People sometimes see what they want in allegory. If the chapter divisions in Isaiah were original, we would be tempted to place significance on the fact that the number of chapters in Isaiah is equal to the number of books in the canon. If we see the number 27 or 39 in an allegory, we might (less obviously) see the number of books in the New and Old Testaments respectively.

The book of Revelation has a reference to “twenty-four elders” as well as “four beasts” or “four living creatures.” A very ancient tradition (dating back at least to Irenaeus) links those four beasts to the four gospels. What is interesting to discover is that there is a very old Western tradition (dating back to the 3rd century) associating the twenty-four elders with the twenty-four books of the Old Testament.

Why 24 instead of 39? There were different ways of numbering the books then. For example, the 12 minor prophets (Hosea, Joel, Amos, Obadiah, Jonah, Micah, Nahum, Habakkuk, Zephaniah, Haggai, Zechariah, and Malachi) were counted as a single book. (In a more full version of this post, I get into more detail.)

The earliest Greek commentators on Revelation that I read did not make any mention of this twenty-four elders to twenty-four Old Testament books correspondence, possibly because in the East, the way of counting the Old Testament books was twenty-two, not twenty-four (due to making a couple fewer combinations).

The earliest Latin commentators, however, provide the correspondence. The Western fathers or writers who mention this include Victorinus of Petovium (died c. A.D. 303); Apringius of Beja (6th Century); Caesarius of Arles (c. A.D. 470 – 542); Bede the Venerable (c. A.D. 673 – 735); Primasius (died. c. 560); and Ambrose Autpert (c. A.D. 730 – 784)

This Western patristic view continued in the West throughout the middle ages: Haymo of Halberstadt (died c. 853); Rupert, Abbot of Deutz (c. 1075–1129); Peter Cellensis (c. 1115-1183); Peter Blensensis (c. 1130 – 1203); and Glossa Ordinaria published 1498 based on earlier writings.

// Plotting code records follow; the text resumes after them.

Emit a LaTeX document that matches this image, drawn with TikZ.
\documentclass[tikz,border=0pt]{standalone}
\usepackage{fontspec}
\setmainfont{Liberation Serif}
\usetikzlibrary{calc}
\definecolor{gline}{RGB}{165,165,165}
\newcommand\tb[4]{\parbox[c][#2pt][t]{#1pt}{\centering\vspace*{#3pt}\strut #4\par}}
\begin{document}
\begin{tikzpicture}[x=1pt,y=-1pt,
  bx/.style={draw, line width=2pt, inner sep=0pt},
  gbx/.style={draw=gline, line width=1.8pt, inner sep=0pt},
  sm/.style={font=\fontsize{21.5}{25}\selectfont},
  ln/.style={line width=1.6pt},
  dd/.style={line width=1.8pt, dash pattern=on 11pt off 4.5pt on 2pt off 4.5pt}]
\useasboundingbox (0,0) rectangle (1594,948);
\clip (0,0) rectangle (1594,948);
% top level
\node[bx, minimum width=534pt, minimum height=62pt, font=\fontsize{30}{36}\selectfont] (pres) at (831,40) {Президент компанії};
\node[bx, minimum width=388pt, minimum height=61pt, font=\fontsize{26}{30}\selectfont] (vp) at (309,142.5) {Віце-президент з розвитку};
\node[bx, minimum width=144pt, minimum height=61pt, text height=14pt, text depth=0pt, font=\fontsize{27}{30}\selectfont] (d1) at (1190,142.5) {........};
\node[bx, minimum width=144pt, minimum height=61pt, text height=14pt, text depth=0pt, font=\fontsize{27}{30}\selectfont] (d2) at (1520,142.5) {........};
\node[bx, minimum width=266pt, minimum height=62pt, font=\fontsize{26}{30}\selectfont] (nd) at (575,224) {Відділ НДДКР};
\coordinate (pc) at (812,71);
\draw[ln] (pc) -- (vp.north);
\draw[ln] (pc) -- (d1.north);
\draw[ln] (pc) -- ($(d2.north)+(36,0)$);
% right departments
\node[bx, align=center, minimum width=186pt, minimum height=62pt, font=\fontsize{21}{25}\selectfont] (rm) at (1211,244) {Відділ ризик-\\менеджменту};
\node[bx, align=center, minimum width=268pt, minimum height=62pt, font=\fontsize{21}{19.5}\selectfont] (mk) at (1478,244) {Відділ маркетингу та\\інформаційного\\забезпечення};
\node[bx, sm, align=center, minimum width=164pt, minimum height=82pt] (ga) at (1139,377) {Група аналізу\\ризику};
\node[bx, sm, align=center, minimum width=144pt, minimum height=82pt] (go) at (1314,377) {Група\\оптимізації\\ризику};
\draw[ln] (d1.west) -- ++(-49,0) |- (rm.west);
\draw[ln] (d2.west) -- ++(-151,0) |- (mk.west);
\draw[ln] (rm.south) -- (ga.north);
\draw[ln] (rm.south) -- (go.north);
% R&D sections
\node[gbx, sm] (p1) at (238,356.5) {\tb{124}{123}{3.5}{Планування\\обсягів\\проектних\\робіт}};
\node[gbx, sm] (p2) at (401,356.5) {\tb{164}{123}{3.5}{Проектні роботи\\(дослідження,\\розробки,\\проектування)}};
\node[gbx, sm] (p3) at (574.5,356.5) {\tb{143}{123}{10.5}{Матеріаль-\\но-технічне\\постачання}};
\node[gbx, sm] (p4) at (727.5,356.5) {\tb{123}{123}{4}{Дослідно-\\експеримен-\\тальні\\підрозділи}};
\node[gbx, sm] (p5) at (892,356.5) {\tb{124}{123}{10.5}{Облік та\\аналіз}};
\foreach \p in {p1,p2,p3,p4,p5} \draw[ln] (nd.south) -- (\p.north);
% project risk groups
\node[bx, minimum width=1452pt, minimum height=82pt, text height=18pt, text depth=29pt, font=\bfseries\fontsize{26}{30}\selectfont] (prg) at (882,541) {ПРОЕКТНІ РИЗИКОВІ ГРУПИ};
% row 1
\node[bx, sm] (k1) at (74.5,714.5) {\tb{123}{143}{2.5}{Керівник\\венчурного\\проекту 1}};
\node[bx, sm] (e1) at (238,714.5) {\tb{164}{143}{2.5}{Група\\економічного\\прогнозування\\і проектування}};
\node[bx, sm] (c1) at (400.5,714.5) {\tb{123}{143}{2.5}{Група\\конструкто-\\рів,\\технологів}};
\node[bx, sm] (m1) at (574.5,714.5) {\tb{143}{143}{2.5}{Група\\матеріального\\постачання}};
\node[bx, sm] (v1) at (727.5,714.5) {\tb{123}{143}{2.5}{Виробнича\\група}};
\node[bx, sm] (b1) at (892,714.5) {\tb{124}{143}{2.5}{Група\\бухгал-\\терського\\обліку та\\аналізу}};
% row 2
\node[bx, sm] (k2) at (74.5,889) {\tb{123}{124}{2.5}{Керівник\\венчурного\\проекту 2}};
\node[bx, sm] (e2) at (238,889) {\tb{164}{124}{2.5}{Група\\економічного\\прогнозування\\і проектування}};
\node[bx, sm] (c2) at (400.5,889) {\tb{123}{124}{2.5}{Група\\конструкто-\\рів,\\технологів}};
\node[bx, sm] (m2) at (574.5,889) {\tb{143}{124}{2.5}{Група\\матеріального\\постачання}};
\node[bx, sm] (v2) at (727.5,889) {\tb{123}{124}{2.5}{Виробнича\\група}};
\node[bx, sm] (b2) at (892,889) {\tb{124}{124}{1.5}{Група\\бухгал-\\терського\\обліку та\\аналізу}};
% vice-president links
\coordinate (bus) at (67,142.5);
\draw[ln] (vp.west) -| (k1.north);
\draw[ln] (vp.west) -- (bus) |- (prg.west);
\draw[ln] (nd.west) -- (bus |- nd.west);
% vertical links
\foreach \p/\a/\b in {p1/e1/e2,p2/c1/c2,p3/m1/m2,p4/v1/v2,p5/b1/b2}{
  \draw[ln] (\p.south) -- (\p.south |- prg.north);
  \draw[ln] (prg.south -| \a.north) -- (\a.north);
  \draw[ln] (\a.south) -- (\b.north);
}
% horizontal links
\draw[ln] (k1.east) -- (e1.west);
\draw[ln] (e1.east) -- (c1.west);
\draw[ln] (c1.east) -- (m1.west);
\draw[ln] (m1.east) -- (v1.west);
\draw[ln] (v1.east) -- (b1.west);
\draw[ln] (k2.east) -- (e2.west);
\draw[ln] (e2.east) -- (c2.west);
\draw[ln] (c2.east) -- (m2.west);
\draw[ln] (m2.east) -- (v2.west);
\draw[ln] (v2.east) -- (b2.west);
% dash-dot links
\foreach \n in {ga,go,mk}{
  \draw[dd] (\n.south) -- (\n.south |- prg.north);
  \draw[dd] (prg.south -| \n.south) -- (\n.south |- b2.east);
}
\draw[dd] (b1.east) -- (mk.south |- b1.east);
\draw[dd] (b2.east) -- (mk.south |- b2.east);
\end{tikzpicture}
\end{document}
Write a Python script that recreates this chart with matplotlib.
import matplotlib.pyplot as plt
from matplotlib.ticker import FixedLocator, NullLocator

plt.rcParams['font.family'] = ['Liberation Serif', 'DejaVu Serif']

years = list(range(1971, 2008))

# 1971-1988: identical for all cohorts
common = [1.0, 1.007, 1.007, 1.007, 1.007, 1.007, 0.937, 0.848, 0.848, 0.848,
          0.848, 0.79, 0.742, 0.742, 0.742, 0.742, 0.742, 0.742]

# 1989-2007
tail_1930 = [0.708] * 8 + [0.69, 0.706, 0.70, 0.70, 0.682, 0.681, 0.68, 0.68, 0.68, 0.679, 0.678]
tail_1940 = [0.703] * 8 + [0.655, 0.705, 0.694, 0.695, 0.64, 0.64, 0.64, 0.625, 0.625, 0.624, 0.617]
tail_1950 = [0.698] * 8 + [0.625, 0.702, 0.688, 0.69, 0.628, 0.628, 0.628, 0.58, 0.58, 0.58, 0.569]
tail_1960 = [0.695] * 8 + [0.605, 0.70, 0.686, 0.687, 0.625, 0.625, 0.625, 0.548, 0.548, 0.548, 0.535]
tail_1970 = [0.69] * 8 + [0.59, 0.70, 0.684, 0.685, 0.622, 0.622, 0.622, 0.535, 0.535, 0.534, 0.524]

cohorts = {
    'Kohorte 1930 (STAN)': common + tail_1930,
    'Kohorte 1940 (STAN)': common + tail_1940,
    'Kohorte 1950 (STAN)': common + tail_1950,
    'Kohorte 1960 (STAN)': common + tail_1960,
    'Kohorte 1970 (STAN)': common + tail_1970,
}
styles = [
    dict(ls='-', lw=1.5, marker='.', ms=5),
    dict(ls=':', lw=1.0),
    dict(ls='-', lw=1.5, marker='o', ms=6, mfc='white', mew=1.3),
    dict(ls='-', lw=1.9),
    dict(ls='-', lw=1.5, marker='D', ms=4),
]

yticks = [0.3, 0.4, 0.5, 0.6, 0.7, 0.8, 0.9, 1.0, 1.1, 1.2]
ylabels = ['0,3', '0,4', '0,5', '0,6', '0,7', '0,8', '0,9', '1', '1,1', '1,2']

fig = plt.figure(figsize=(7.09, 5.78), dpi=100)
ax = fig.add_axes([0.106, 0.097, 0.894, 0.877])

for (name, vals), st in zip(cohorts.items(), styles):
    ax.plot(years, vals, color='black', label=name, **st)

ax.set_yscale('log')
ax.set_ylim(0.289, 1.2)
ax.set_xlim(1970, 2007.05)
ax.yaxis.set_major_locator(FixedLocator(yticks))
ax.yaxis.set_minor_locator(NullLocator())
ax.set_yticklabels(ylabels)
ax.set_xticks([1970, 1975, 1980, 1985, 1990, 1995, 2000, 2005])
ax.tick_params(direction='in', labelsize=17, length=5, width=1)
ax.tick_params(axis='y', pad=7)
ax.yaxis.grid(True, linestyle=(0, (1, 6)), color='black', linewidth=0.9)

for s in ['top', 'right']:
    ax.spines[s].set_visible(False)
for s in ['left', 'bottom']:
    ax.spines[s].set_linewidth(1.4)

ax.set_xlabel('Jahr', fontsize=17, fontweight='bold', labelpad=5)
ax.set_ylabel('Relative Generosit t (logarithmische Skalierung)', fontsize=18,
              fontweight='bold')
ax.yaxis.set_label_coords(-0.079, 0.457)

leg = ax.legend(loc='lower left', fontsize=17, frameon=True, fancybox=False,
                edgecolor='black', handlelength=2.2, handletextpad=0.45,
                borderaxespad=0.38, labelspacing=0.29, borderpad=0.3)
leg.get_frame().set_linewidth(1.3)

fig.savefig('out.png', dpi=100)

William Webster (see the fuller discussion here) also identified Richard of St. Victor, John of Salisbury, and Alphonsi Tostati, who identified the number of books of the Old Testament as twenty-four, apparently apart from a discussion of Revelation.

But of course, the key witness in the Western tradition is the great patristic advocate for excluding the apocrypha, Jerome (c. 347 – 420), who not only made the twenty-four elders to twenty-four books association, but also identified the relationship between the twenty-two book canon and the twenty-four book canon (based on counting Ruth and Lamentations separately rather than with other books).

How comprehensive is the survey above? As I detail in the more complete version of this post (see this link), the view represents a major portion of the identifiable Western commentators on Revelation (at least in the patristic period), with the Eastern commentators being entirely silent on this point.

These observations lead me to a few points of interest:

1. Obviously, this is one of many strands of Western tradition that Trent broke in treating the Apocrypha as part of the canon of the Old Testament. I’m not aware of any evidence that Trent considered this issue or addressed it. Certainly, Trent’s canons and decrees do not explain the appropriate interpretation(s) of the twenty-four elders.

2. I’m not adopting this western tradition regarding the twenty-four elders. While it is an interesting view, and one of several meanings assigned to the text in the West, I doubt that the 24-book enumeration goes all the way back to the 1st century (the 22-book enumeration does, as evidenced by Josephus). Therefore, I doubt that the 24-book association was one that was originally intended by Jesus when he revealed this to John.

3. Nevertheless, if one trusts in the reliability of tradition when it comes to interpretation of Scripture, one cannot really accept Trent. Or, alternatively, if one can cast off a venerable and widespread Western tradition dating to the 3rd century simply because Trent says something that conflicts with it (without any explanation or discussion of the matter), what’s the point of calling tradition an authority?

4. Furthermore, compare this tradition in terms of weight and popularity with the novel interpretations of the woman of Revelation 11 as some kind of evidence for a bodily assumption. The tradition of the twenty-four book canon as one of the meanings of the twenty-four elders is widespread amongst early Western commentators on Revelation, whereas the interpretation of the woman of Revelation 11 as evidence of a bodily assumption is something Mr. Albrecht couldn’t identify even one instance of in the history of the church up to the Reformation.

5. And please note that the tradition of a short canon goes beyond those who viewed it as a twenty-four book canon. I have not included above the various other authors who taught that the canon is twenty-two books in length – a view that is represented not only in Josephus but in a variety of early Christian authors.